В паспорте отца в графе место рождения было означено Шихмамуд. Армянские на равнине древни в уезде часто носили мусульманские наименования (Шихмамуд, Айлабат и др.) – так сложилось в результате геополитической рокировки после победы России в русско-персидской войне. По её условиям ранее угнанные в Персию армяне могли возвратиться на прародину и в 1928 году армяне вернулись из Ирана, а мусульманское население уходило к единоверцам в Иран. В условия мирного договора этот пункт был включён благодаря работе дипломата, ставшего известным русским писателем Грибоедовым и погибшем в Персии, защищая права армянина на репатриацию. Армяне заселили опустевшие деревни, а сменить названия не удосужились. Вот, что написал отец в своих воспоминаниях: В течении весенних месяцев в 1828 году около 50 тысяч армян из Тавриза, Маку, Хоя, Салмаста, Урмия, Ардабила переселились  на прародину в Восточную Армению. На пути движения караванов русские войска обеспечивали их безопасность до Аракса.
Среди репатриантов был мой предок Егиазар Тер-Абрамянц с женой, поселившийся в селе Айлабат. А до 1928 года предки отца жили в окрестностях персидского города Хой, в деревне Сейдавар.
Почти ничего вещественного, кроме трёх золотых монеток для монисто бабушки, да старой фотографии деда у гроба до меня не дошло. Ещё правда был ковёр. Я ездил за ним специально к тёте (её вывез жених из Луганска до Катастрофы) в спокойный и сытый в то время Луганск,
     Тогда и в страшном сне не могло привидится то что случилось с Украиной. Встретился с моим сверстником, внуком тётушки Лёвкой и она выставила нам в знакомой по детству комнате хороший армянский коньяк. Обратно я летел с огромным рулоном столетнего ковра.

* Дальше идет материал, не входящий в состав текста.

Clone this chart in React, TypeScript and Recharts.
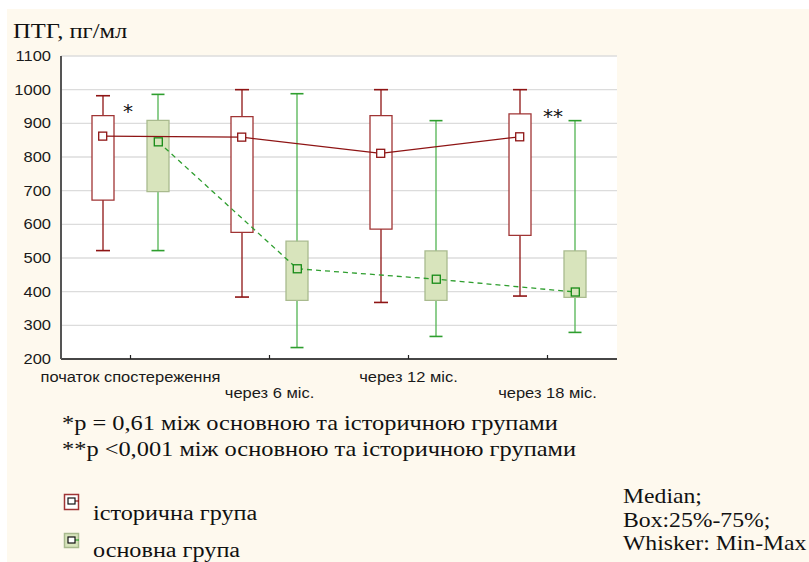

     Армянские и персидские ковры известны своей необычной прочности и тем, что краски их узоров не тускнеют и через 100 лет. Этому наверное было чуть больше лет – середина была несколько затёртой, с поблекшими красными и голубыми узорами и годился он лишь как реликвия. Мы расстелили его на подмосковной даче и я не раз думал следы скольких же людей образовали эту потёртость. По нему ходили поколения, дети и взрослые, о которых уже нет помина, ходил и дед в задумчивости взад и вперёд, вдруг останавливаясь и произнося, как итог своих мыслей, своего удивления жизнью – «Да-а!». О чём думал и размышлял этот одинокий человек, наивный философ одиночка?

Я не хочу писать о Великом злодеянии и трагедии семьи, чтобы ужасное не перекрыло то хорошее что было. Плохое буду помнить отдельно.
 
Поэтому закончу на рассказе тётушки о сборе винограда. По дорогам сел двигались телеги перегруженные виноградом влекомые неспешными плоскорогими волами. А по сёлам шли давильщики винограда. Виноград сгружался в цементную комнату с ведущим вниз желобом. Давильщики, снимали обувь, мыли ноги и начинали ходить по винограду с весёлыми песнями. «Красиво пели» - вспоминала тётушка. А виноградный сок стекал вниз, им наполняли остродонные кувшины карасы, которые вкапывали в землю в подвале, где в темноте и тишине начинало бродить вино. Так и вижу эти обозы со свешивающимся через края кистями винограда – зелёными, чёрными, синими, красными, с круглыми ягодами и продолговатыми «дамскими пальчиками».
     По пыльной сельской улочке скачет на молодом жеребце девятилетний мальчик.
    
     Занавес из армянского ковра опускается, скрывая мирные созидательные годы.
     Далее – хаос Мец Егерна, Великого Злодеяния.